[Work to be completed]: Find and return each line containing "drawn".

[Data section]:
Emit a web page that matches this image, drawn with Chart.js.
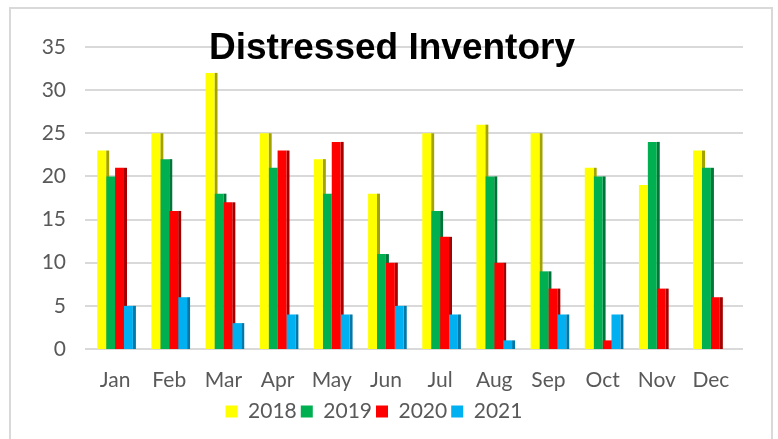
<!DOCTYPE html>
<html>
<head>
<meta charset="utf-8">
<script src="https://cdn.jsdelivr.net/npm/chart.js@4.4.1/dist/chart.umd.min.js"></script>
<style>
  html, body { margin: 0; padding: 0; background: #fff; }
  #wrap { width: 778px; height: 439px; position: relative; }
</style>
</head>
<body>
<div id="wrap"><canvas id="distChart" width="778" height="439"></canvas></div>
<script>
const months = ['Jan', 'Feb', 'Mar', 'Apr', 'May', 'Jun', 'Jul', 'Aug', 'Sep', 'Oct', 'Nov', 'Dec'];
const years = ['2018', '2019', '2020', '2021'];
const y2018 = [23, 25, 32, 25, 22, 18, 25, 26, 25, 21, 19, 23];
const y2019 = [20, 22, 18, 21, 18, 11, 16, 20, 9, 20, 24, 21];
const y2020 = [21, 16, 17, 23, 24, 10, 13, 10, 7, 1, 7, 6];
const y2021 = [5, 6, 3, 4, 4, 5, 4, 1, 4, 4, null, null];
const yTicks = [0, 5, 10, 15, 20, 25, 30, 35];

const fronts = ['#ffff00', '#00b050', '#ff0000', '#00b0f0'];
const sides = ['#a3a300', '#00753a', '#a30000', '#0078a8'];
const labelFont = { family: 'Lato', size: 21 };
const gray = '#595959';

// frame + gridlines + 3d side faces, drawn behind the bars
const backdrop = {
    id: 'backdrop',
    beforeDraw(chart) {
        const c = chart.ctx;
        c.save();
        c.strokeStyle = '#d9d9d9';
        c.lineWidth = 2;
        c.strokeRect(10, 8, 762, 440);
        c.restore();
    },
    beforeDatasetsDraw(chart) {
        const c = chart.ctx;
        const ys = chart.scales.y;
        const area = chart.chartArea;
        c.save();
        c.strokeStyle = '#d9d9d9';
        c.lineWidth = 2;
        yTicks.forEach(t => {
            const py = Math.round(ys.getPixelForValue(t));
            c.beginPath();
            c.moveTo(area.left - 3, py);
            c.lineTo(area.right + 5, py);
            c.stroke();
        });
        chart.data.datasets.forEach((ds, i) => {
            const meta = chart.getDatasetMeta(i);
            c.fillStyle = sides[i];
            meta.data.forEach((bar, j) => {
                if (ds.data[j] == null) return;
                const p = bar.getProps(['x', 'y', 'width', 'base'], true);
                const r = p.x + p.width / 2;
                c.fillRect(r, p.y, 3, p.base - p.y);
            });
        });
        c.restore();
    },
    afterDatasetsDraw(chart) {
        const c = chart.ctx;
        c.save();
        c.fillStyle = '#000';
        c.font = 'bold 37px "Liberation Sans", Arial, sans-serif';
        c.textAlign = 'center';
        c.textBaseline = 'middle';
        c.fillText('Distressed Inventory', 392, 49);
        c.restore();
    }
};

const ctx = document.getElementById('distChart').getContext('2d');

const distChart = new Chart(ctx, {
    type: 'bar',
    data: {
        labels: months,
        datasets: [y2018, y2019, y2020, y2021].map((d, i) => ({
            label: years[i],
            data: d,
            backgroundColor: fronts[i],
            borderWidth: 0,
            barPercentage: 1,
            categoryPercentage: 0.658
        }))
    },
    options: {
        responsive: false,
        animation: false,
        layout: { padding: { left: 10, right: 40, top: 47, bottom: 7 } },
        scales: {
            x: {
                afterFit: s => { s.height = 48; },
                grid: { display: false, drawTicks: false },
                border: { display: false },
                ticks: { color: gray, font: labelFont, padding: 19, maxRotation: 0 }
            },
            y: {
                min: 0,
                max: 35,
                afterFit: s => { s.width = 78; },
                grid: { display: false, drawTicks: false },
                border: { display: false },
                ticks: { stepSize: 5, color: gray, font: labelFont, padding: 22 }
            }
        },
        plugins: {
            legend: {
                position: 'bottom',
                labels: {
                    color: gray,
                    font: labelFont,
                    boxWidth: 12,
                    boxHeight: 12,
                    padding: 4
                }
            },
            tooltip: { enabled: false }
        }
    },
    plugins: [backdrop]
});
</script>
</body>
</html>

[Answer to this task]:
Emit a web page that matches this image, drawn with Chart.js.
// frame + gridlines + 3d side faces, drawn behind the bars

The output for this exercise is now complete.